On the three days’ journey to Nazareth Jesus said little; neither did his parents say much in his presence. They were truly at a loss to understand the conduct of their first-born son, but they did treasure in their hearts his sayings, even though they could not fully comprehend their meanings.
Upon reaching home, Jesus made a brief statement to his parents, assuring them of his affection and implying that they need not fear he would again give any occasion for their suffering anxiety because of his conduct. He concluded this momentous statement by saying: “While I must do the will of my Father in heaven, I will also be obedient to my father on earth. I will await my hour.”
Though Jesus, in his mind, would many times refuse to consent to the well-intentioned but misguided efforts of his parents to dictate the course of his thinking or to establish the plan of his work on earth, still, in every manner consistent with his dedication to the doing of his Paradise Father’s will, he did most gracefully conform to the desires of his earthly father and to the usages of his family in the flesh. Even when he could not consent, he would do everything possible to conform. He was an artist in the matter of adjusting his dedication to duty to his obligations of family loyalty and social service.

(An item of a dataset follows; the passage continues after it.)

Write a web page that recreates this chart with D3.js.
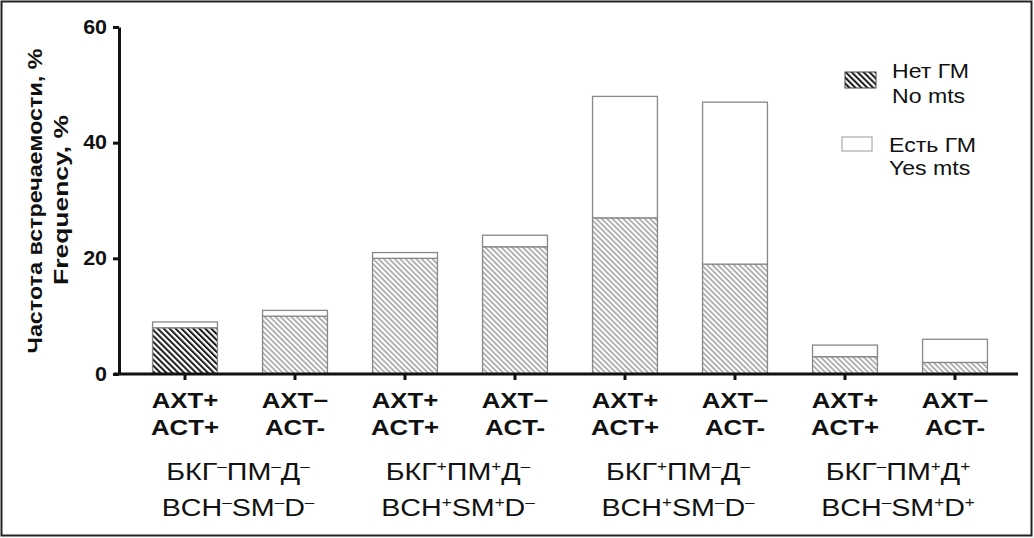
<!DOCTYPE html>
<html>
<head>
<meta charset="utf-8">
<script src="https://cdn.jsdelivr.net/npm/d3@7"></script>
<style>
  body { margin: 0; background: #fff; }
  text { font-family: "Liberation Sans", Arial, sans-serif; fill: #111; }
</style>
</head>
<body>
<div id="chart"></div>
<script>
// values
var rowTop = ["AXT+", "AXT\u2212", "AXT+", "AXT\u2212", "AXT+", "AXT\u2212", "AXT+", "AXT\u2212"];
var rowBottom = ["ACT+", "ACT-", "ACT+", "ACT-", "ACT+", "ACT-", "ACT+", "ACT-"];
var noMts = [8, 10, 20, 22, 27, 19, 3, 2];
var yesMts = [1, 1, 1, 2, 21, 28, 2, 4];
var groupRu = ["БКГ-ПМ-Д-", "БКГ+ПМ+Д-", "БКГ+ПМ-Д-", "БКГ-ПМ+Д+"];
var groupEn = ["BCH-SM-D-", "BCH+SM+D-", "BCH+SM-D-", "BCH-SM+D+"];
var yTicks = [0, 20, 40, 60];

var svgWidth = 1034, svgHeight = 538;

var svg = d3.select("#chart")
  .append("svg")
  .attr("width", svgWidth)
  .attr("height", svgHeight);

// hatch patterns
var defs = svg.append("defs");
defs.append("pattern")
  .attr("id", "hatchDark")
  .attr("patternUnits", "userSpaceOnUse")
  .attr("width", 4.2).attr("height", 4.2)
  .attr("patternTransform", "rotate(-45)")
  .append("line")
  .attr("x1", 1).attr("y1", 0).attr("x2", 1).attr("y2", 4.2)
  .attr("stroke", "#1a1a1a").attr("stroke-width", 2);

defs.append("pattern")
  .attr("id", "hatchLight")
  .attr("patternUnits", "userSpaceOnUse")
  .attr("width", 3.8).attr("height", 3.8)
  .attr("patternTransform", "rotate(-45)")
  .append("line")
  .attr("x1", 1).attr("y1", 0).attr("x2", 1).attr("y2", 3.8)
  .attr("stroke", "#777").attr("stroke-width", 1.1);

// outer frame
svg.append("rect")
  .attr("x", 1.5).attr("y", 1.5)
  .attr("width", svgWidth - 4).attr("height", svgHeight - 4)
  .attr("fill", "none")
  .attr("stroke", "#222")
  .attr("stroke-width", 2);

var x = d3.scaleBand()
  .domain(d3.range(noMts.length))
  .range([130, 1010])
  .paddingInner(0.41)
  .paddingOuter(0.205);

var y = d3.scaleLinear()
  .domain([0, 60])
  .range([374, 27]);

// bars
var bars = svg.append("g");
noMts.forEach(function(v, i) {
  bars.append("rect")
    .attr("x", x(i))
    .attr("y", y(v))
    .attr("width", x.bandwidth())
    .attr("height", y(0) - y(v))
    .attr("fill", i === 0 ? "url(#hatchDark)" : "url(#hatchLight)")
    .attr("stroke", "#888")
    .attr("stroke-width", 1.3);
  bars.append("rect")
    .attr("x", x(i))
    .attr("y", y(v + yesMts[i]))
    .attr("width", x.bandwidth())
    .attr("height", y(v) - y(v + yesMts[i]))
    .attr("fill", "#fff")
    .attr("stroke", "#888")
    .attr("stroke-width", 1.3);
});

// y axis
var yAxis = svg.append("g")
  .attr("transform", "translate(119,0)")
  .call(d3.axisLeft(y).tickValues(yTicks).tickSize(6).tickSizeOuter(0));
yAxis.select(".domain").attr("stroke", "#111").attr("stroke-width", 3);
yAxis.selectAll(".tick line").attr("stroke", "#111").attr("stroke-width", 3);
yAxis.selectAll(".tick text")
  .attr("font-size", 19.5).attr("font-weight", "bold")
  .attr("font-family", "Liberation Sans, Arial, sans-serif")
  .attr("fill", "#111")
  .attr("x", -12 / 1.1)
  .attr("transform", "scale(1.1,1)");

// x axis
var xAxis = svg.append("g")
  .attr("transform", "translate(0,374)")
  .call(d3.axisBottom(x).tickSize(6).tickSizeOuter(0).tickFormat(""));
xAxis.select(".domain").attr("d", "M114,0H1018").attr("stroke", "#111").attr("stroke-width", 3);
xAxis.selectAll(".tick line").attr("stroke", "#111").attr("stroke-width", 3);

// category labels
var labels = svg.append("g")
  .attr("font-size", 21.5).attr("font-weight", "bold").attr("text-anchor", "middle");
rowTop.forEach(function(t, i) {
  var cx = x(i) + x.bandwidth() / 2;
  labels.append("text").attr("transform", "translate(" + cx + ",408) scale(1.2,1)").text(t);
  labels.append("text").attr("transform", "translate(" + cx + ",434.5) scale(1.2,1)").text(rowBottom[i]);
});

// group labels with superscript signs
function supText(sel, s) {
  s.split(/([+\-])/).forEach(function(p) {
    if (p === "") return;
    if (p === "+" || p === "-") {
      sel.append("tspan")
        .attr("font-size", 14)
        .attr("baseline-shift", "62%")
        .text(p === "+" ? "+" : "\u2013");
    } else {
      sel.append("tspan").text(p);
    }
  });
}
var groups = svg.append("g").attr("font-size", 23.5).attr("text-anchor", "middle");
groupRu.forEach(function(g, k) {
  var cx = (x(2 * k) + x(2 * k + 1) + x.bandwidth()) / 2 - 2;
  supText(groups.append("text").attr("transform", "translate(" + cx + ",480) scale(1.22,1)"), g);
  supText(groups.append("text").attr("transform", "translate(" + cx + ",516) scale(1.22,1)"), groupEn[k]);
});

// y axis title
var yTitle = svg.append("g")
  .attr("font-size", 21).attr("font-weight", "bold").attr("text-anchor", "middle");
yTitle.append("text")
  .attr("transform", "translate(42,201) rotate(-90) scale(1.11,1)")
  .text("Частота встречаемости, %");
yTitle.append("text")
  .attr("transform", "translate(68,200) rotate(-90) scale(1.26,1)")
  .text("Frequency, %");

// legend
var legend = svg.append("g").attr("font-size", 21);
legend.append("rect")
  .attr("x", 845).attr("y", 72).attr("width", 31).attr("height", 16)
  .attr("fill", "url(#hatchDark)").attr("stroke", "#444").attr("stroke-width", 1);
legend.append("text").attr("transform", "translate(892,78) scale(1.1,1)").text("Нет ГМ");
legend.append("text").attr("transform", "translate(892,103) scale(1.1,1)").text("No mts");
legend.append("rect")
  .attr("x", 842).attr("y", 137).attr("width", 30).attr("height", 14)
  .attr("fill", "#fff").attr("stroke", "#999").attr("stroke-width", 1);
legend.append("text").attr("transform", "translate(889,152) scale(1.1,1)").text("Есть ГМ");
legend.append("text").attr("transform", "translate(889,175) scale(1.1,1)").text("Yes mts");
</script>
</body>
</html>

Joseph was puzzled, but Mary, as she reflected on these experiences, gained comfort, eventually viewing his utterance on Olivet as prophetic of the Messianic mission of her son as Israel’s deliverer. She set to work with renewed energy to mold his thoughts into patriotic and nationalistic channels and enlisted the efforts of her brother, Jesus’ favorite uncle; and in every other way did the mother of Jesus address herself to the task of preparing her first-born son to assume the leadership of those who would restore the throne of David and forever cast off the gentile yoke of political bondage.